Granted these weren’t reconstructions, but soft tissue adhesions play a huge role in joint mobility and muscle recovery to full range of motion and flexibility in any surgery.
I’ve had a PCL reconstruction. PCL rehab requires your leg to remain mostly immobile for a month after the surgery, as opposed to an ACL recon where you’re going for full ROM as soon as possible after surgery. So needless to say, my muscles had a month to form scar tissue and adhesions.
Sure, technically I was able to play a game of basketball at one year post-op. But I had nowhere near my old flexibility and recoverability until I did ART treatments in the second year post-op. It unlocked my knee flexion and allowed me to fully recover my muscle flexibility.

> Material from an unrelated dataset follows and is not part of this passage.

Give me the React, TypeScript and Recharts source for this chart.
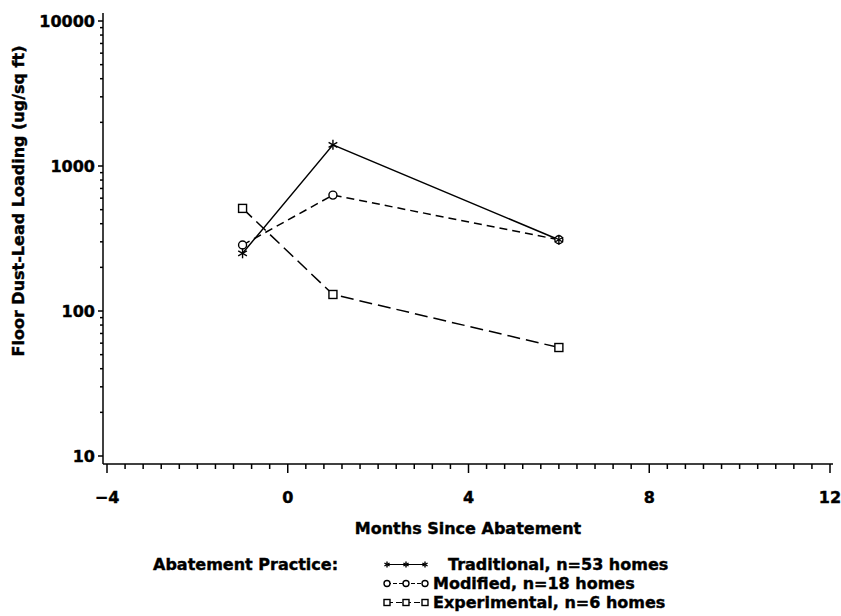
import React from "react"
import { LineChart, Line, XAxis, YAxis, Legend } from "recharts"

const months = [-1, 1, 6]
const traditional = [250, 1400, 310]
const modified = [285, 630, 310]
const experimental = [510, 130, 56]

const xMajorTicks = [-4, 0, 4, 8, 12]
const yMajorTicks = [10, 100, 1000, 10000]
const seriesNames = ["Traditional, n=53 homes", "Modified, n=18 homes", "Experimental, n=6 homes"]

// minor ticks every 0.4 month, log minors 2..9 per decade
const xTicks = Array.from({ length: 41 }, (_, i) => Math.round((-4 + i * 0.4) * 10) / 10)
const yTicks = [10, 100, 1000]
  .flatMap((d) => [1, 2, 3, 4, 5, 6, 7, 8, 9].map((m) => m * d))
  .concat(10000)

const data = months.map((m, i) => ({
  month: m,
  traditional: traditional[i],
  modified: modified[i],
  experimental: experimental[i],
}))

const FONT = "'DejaVu Sans', sans-serif"
const svgText = { fontSize: 16, fontWeight: "bold", fontFamily: FONT, fill: "#000", stroke: "#000", strokeWidth: 0.4 }

function XTick({ x, y, payload }: any) {
  const major = xMajorTicks.includes(payload.value)
  const label = payload.value < 0 ? `\u2212${Math.abs(payload.value)}` : `${payload.value}`
  return (
    <g>
      <line x1={x} x2={x} y1={y} y2={y + (major ? 9 : 5)} stroke="#000" strokeWidth={1.5} />
      {major && (
        <text x={x} y={y + 33} textAnchor="middle" dominantBaseline="central" {...svgText}>
          {label}
        </text>
      )}
    </g>
  )
}

function YTick({ x, y, payload }: any) {
  const major = yMajorTicks.includes(payload.value)
  return (
    <g>
      <line x1={x - (major ? 5 : 3)} x2={x} y1={y} y2={y} stroke="#000" strokeWidth={1.5} />
      {major && (
        <text x={x - 8} y={y} textAnchor="end" dominantBaseline="central" {...svgText}>
          {payload.value}
        </text>
      )}
    </g>
  )
}

function StarDot({ cx, cy, size = 5 }: any) {
  if (cx == null || cy == null) return null
  const d = size * 0.87
  return (
    <g stroke="#000" strokeWidth={1.4}>
      <line x1={cx} x2={cx} y1={cy - size} y2={cy + size} />
      <line x1={cx - d} x2={cx + d} y1={cy - size / 2} y2={cy + size / 2} />
      <line x1={cx - d} x2={cx + d} y1={cy + size / 2} y2={cy - size / 2} />
    </g>
  )
}

function CircleDot({ cx, cy, size = 4 }: any) {
  if (cx == null || cy == null) return null
  return <circle cx={cx} cy={cy} r={size} fill="#fff" stroke="#000" strokeWidth={1.4} />
}

function SquareDot({ cx, cy, size = 4 }: any) {
  if (cx == null || cy == null) return null
  return <rect x={cx - size} y={cy - size} width={size * 2} height={size * 2} fill="#fff" stroke="#000" strokeWidth={1.4} />
}

function LegendBox() {
  const items = [
    { name: seriesNames[0], Dot: StarDot, dash: undefined, pad: 15 },
    { name: seriesNames[1], Dot: CircleDot, dash: "4 2", pad: 0 },
    { name: seriesNames[2], Dot: SquareDot, dash: "6 3", pad: 0 },
  ]
  const txt = {
    fontFamily: FONT,
    fontWeight: "bold" as const,
    fontSize: 16,
    color: "#000",
    lineHeight: "19px",
    whiteSpace: "nowrap" as const,
    WebkitTextStroke: "0.4px #000",
  }
  return (
    <div style={{ position: "relative", width: 520, height: 60 }}>
      <div style={{ ...txt, position: "absolute", left: 0, top: 0 }}>Abatement Practice:</div>
      {items.map((it, i) => (
        <div key={i} style={{ position: "absolute", left: 230, top: i * 19, height: 19, display: "flex", alignItems: "center" }}>
          <svg width={50} height={19}>
            <line x1={4} x2={42} y1={9.5} y2={9.5} stroke="#000" strokeWidth={1.2} strokeDasharray={it.dash} />
            {[4, 23, 42].map((cx) => (
              <it.Dot key={cx} cx={cx} cy={9.5} size={3} />
            ))}
          </svg>
          <span style={{ ...txt, marginLeft: it.pad }}>{it.name}</span>
        </div>
      ))}
    </div>
  )
}

export default function App() {
  return (
    <div style={{ width: 841, height: 616, background: "#fff" }}>
      <style>{"body{margin:0}"}</style>
      <LineChart width={841} height={616} data={data} margin={{ top: 13, right: 8, left: 0, bottom: 82 }}>
        <XAxis
          dataKey="month"
          type="number"
          domain={[-4, 12]}
          ticks={xTicks}
          interval={0}
          tick={<XTick />}
          tickLine={false}
          tickSize={0}
          tickMargin={0}
          height={70}
          padding={{ left: 4, right: 3 }}
          axisLine={{ stroke: "#000", strokeWidth: 1.5 }}
          label={{
            content: ({ viewBox }: any) => (
              <text x={viewBox.x + viewBox.width / 2} y={528} textAnchor="middle" dominantBaseline="central" {...svgText}>
                Months Since Abatement
              </text>
            ),
          }}
        />
        <YAxis
          type="number"
          scale="log"
          domain={[10, 10000]}
          allowDataOverflow
          ticks={yTicks}
          interval={0}
          tick={<YTick />}
          tickLine={false}
          tickSize={0}
          tickMargin={0}
          width={103}
          padding={{ top: 8, bottom: 8 }}
          axisLine={{ stroke: "#000", strokeWidth: 1.5 }}
          label={{
            content: () => (
              <text x={18} y={201} transform="rotate(-90 18 201)" textAnchor="middle" dominantBaseline="central" {...svgText}>
                Floor Dust-Lead Loading (ug/sq ft)
              </text>
            ),
          }}
        />
        <Legend
          layout="horizontal"
          verticalAlign="middle"
          align="center"
          wrapperStyle={{ position: "absolute", top: 555, left: 153, width: 520, height: 60 }}
          content={() => <LegendBox />}
        />
        <Line type="linear" dataKey="experimental" stroke="#000" strokeWidth={1.5} strokeDasharray="13 6" dot={<SquareDot />} isAnimationActive={false} />
        <Line type="linear" dataKey="modified" stroke="#000" strokeWidth={1.5} strokeDasharray="8 5" dot={<CircleDot />} isAnimationActive={false} />
        <Line type="linear" dataKey="traditional" stroke="#000" strokeWidth={1.5} dot={<StarDot />} isAnimationActive={false} />
      </LineChart>
    </div>
  )
}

I think soft tissue work like ART is an important component that most general rehab protocols completely overlook. My knee surgery was with the team doctor for my town’s NFL team, and my rehab was with his favorite physical therapist, the guy who does most of the NFL player rehabs too.
Neither of them prescribed any kind of soft tissue work or thought it would be any great help, even though I asked repeatedly. After 18 months I still did not have full flexibility back, but I had more than 135 degrees, so the doc was happy with that. He didn’t seem to think there was a problem. It was until I got some ART for it that my flexibility came back very quickly.